**OBJECTIVE:**
Make an exact copy of the lines below.

**DATA PROVIDED:**
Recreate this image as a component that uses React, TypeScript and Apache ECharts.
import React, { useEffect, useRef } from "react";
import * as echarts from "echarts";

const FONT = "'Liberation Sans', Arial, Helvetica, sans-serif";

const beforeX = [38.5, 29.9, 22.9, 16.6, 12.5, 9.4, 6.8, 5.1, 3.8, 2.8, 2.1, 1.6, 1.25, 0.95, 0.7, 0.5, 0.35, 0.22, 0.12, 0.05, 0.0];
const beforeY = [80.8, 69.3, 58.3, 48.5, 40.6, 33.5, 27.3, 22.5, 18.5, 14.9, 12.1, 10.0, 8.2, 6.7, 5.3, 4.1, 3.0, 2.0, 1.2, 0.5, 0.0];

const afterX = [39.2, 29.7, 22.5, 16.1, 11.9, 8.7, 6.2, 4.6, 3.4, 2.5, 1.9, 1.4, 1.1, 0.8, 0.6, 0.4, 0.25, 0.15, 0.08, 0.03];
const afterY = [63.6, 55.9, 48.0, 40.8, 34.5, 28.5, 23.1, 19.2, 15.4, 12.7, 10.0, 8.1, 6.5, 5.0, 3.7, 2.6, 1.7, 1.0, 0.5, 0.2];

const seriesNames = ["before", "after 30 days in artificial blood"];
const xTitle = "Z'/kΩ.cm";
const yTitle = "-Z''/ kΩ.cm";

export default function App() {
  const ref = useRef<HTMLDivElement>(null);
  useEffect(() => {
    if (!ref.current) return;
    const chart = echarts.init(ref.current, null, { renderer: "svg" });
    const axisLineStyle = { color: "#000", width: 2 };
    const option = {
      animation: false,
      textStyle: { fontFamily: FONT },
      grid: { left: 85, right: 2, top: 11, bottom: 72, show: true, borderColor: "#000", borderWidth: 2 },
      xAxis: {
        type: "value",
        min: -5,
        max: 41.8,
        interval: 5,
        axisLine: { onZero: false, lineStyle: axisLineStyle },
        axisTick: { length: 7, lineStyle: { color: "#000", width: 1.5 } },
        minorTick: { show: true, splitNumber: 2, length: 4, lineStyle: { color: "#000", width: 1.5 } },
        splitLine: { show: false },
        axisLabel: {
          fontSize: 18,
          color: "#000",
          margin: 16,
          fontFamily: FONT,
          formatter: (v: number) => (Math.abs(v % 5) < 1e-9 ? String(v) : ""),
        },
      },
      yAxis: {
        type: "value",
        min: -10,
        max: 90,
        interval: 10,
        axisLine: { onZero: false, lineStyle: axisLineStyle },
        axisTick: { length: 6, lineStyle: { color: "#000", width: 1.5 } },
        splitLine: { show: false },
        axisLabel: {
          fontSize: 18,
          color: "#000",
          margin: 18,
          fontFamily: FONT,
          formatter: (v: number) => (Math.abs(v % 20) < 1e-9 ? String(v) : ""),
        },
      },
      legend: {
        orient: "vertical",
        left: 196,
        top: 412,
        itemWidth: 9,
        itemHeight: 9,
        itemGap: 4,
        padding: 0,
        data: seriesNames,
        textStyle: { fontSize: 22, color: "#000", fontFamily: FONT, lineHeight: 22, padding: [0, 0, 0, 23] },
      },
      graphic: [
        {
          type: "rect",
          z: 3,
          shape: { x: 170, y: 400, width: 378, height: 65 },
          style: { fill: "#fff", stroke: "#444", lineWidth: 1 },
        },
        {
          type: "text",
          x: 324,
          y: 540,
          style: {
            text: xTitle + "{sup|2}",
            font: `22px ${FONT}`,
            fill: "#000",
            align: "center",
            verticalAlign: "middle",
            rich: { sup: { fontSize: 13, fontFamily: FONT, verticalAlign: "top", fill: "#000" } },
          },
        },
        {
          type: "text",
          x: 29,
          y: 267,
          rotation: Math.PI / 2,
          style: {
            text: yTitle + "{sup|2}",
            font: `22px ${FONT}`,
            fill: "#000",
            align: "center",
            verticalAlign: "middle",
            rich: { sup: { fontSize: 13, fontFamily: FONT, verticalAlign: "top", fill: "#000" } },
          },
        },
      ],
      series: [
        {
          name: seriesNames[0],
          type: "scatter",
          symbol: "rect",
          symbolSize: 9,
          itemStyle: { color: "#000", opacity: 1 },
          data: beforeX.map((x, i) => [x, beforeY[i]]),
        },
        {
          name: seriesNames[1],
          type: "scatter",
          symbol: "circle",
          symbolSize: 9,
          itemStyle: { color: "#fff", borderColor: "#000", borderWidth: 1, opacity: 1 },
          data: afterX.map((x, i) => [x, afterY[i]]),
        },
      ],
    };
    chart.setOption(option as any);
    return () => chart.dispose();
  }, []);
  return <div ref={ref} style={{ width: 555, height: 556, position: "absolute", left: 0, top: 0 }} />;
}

**EXERCISE SOLUTION:**
Recreate this image as a component that uses React, TypeScript and Apache ECharts.
import React, { useEffect, useRef } from "react";
import * as echarts from "echarts";

const FONT = "'Liberation Sans', Arial, Helvetica, sans-serif";

const beforeX = [38.5, 29.9, 22.9, 16.6, 12.5, 9.4, 6.8, 5.1, 3.8, 2.8, 2.1, 1.6, 1.25, 0.95, 0.7, 0.5, 0.35, 0.22, 0.12, 0.05, 0.0];
const beforeY = [80.8, 69.3, 58.3, 48.5, 40.6, 33.5, 27.3, 22.5, 18.5, 14.9, 12.1, 10.0, 8.2, 6.7, 5.3, 4.1, 3.0, 2.0, 1.2, 0.5, 0.0];

const afterX = [39.2, 29.7, 22.5, 16.1, 11.9, 8.7, 6.2, 4.6, 3.4, 2.5, 1.9, 1.4, 1.1, 0.8, 0.6, 0.4, 0.25, 0.15, 0.08, 0.03];
const afterY = [63.6, 55.9, 48.0, 40.8, 34.5, 28.5, 23.1, 19.2, 15.4, 12.7, 10.0, 8.1, 6.5, 5.0, 3.7, 2.6, 1.7, 1.0, 0.5, 0.2];

const seriesNames = ["before", "after 30 days in artificial blood"];
const xTitle = "Z'/kΩ.cm";
const yTitle = "-Z''/ kΩ.cm";

export default function App() {
  const ref = useRef<HTMLDivElement>(null);
  useEffect(() => {
    if (!ref.current) return;
    const chart = echarts.init(ref.current, null, { renderer: "svg" });
    const axisLineStyle = { color: "#000", width: 2 };
    const option = {
      animation: false,
      textStyle: { fontFamily: FONT },
      grid: { left: 85, right: 2, top: 11, bottom: 72, show: true, borderColor: "#000", borderWidth: 2 },
      xAxis: {
        type: "value",
        min: -5,
        max: 41.8,
        interval: 5,
        axisLine: { onZero: false, lineStyle: axisLineStyle },
        axisTick: { length: 7, lineStyle: { color: "#000", width: 1.5 } },
        minorTick: { show: true, splitNumber: 2, length: 4, lineStyle: { color: "#000", width: 1.5 } },
        splitLine: { show: false },
        axisLabel: {
          fontSize: 18,
          color: "#000",
          margin: 16,
          fontFamily: FONT,
          formatter: (v: number) => (Math.abs(v % 5) < 1e-9 ? String(v) : ""),
        },
      },
      yAxis: {
        type: "value",
        min: -10,
        max: 90,
        interval: 10,
        axisLine: { onZero: false, lineStyle: axisLineStyle },
        axisTick: { length: 6, lineStyle: { color: "#000", width: 1.5 } },
        splitLine: { show: false },
        axisLabel: {
          fontSize: 18,
          color: "#000",
          margin: 18,
          fontFamily: FONT,
          formatter: (v: number) => (Math.abs(v % 20) < 1e-9 ? String(v) : ""),
        },
      },
      legend: {
        orient: "vertical",
        left: 196,
        top: 412,
        itemWidth: 9,
        itemHeight: 9,
        itemGap: 4,
        padding: 0,
        data: seriesNames,
        textStyle: { fontSize: 22, color: "#000", fontFamily: FONT, lineHeight: 22, padding: [0, 0, 0, 23] },
      },
      graphic: [
        {
          type: "rect",
          z: 3,
          shape: { x: 170, y: 400, width: 378, height: 65 },
          style: { fill: "#fff", stroke: "#444", lineWidth: 1 },
        },
        {
          type: "text",
          x: 324,
          y: 540,
          style: {
            text: xTitle + "{sup|2}",
            font: `22px ${FONT}`,
            fill: "#000",
            align: "center",
            verticalAlign: "middle",
            rich: { sup: { fontSize: 13, fontFamily: FONT, verticalAlign: "top", fill: "#000" } },
          },
        },
        {
          type: "text",
          x: 29,
          y: 267,
          rotation: Math.PI / 2,
          style: {
            text: yTitle + "{sup|2}",
            font: `22px ${FONT}`,
            fill: "#000",
            align: "center",
            verticalAlign: "middle",
            rich: { sup: { fontSize: 13, fontFamily: FONT, verticalAlign: "top", fill: "#000" } },
          },
        },
      ],
      series: [
        {
          name: seriesNames[0],
          type: "scatter",
          symbol: "rect",
          symbolSize: 9,
          itemStyle: { color: "#000", opacity: 1 },
          data: beforeX.map((x, i) => [x, beforeY[i]]),
        },
        {
          name: seriesNames[1],
          type: "scatter",
          symbol: "circle",
          symbolSize: 9,
          itemStyle: { color: "#fff", borderColor: "#000", borderWidth: 1, opacity: 1 },
          data: afterX.map((x, i) => [x, afterY[i]]),
        },
      ],
    };
    chart.setOption(option as any);
    return () => chart.dispose();
  }, []);
  return <div ref={ref} style={{ width: 555, height: 556, position: "absolute", left: 0, top: 0 }} />;
}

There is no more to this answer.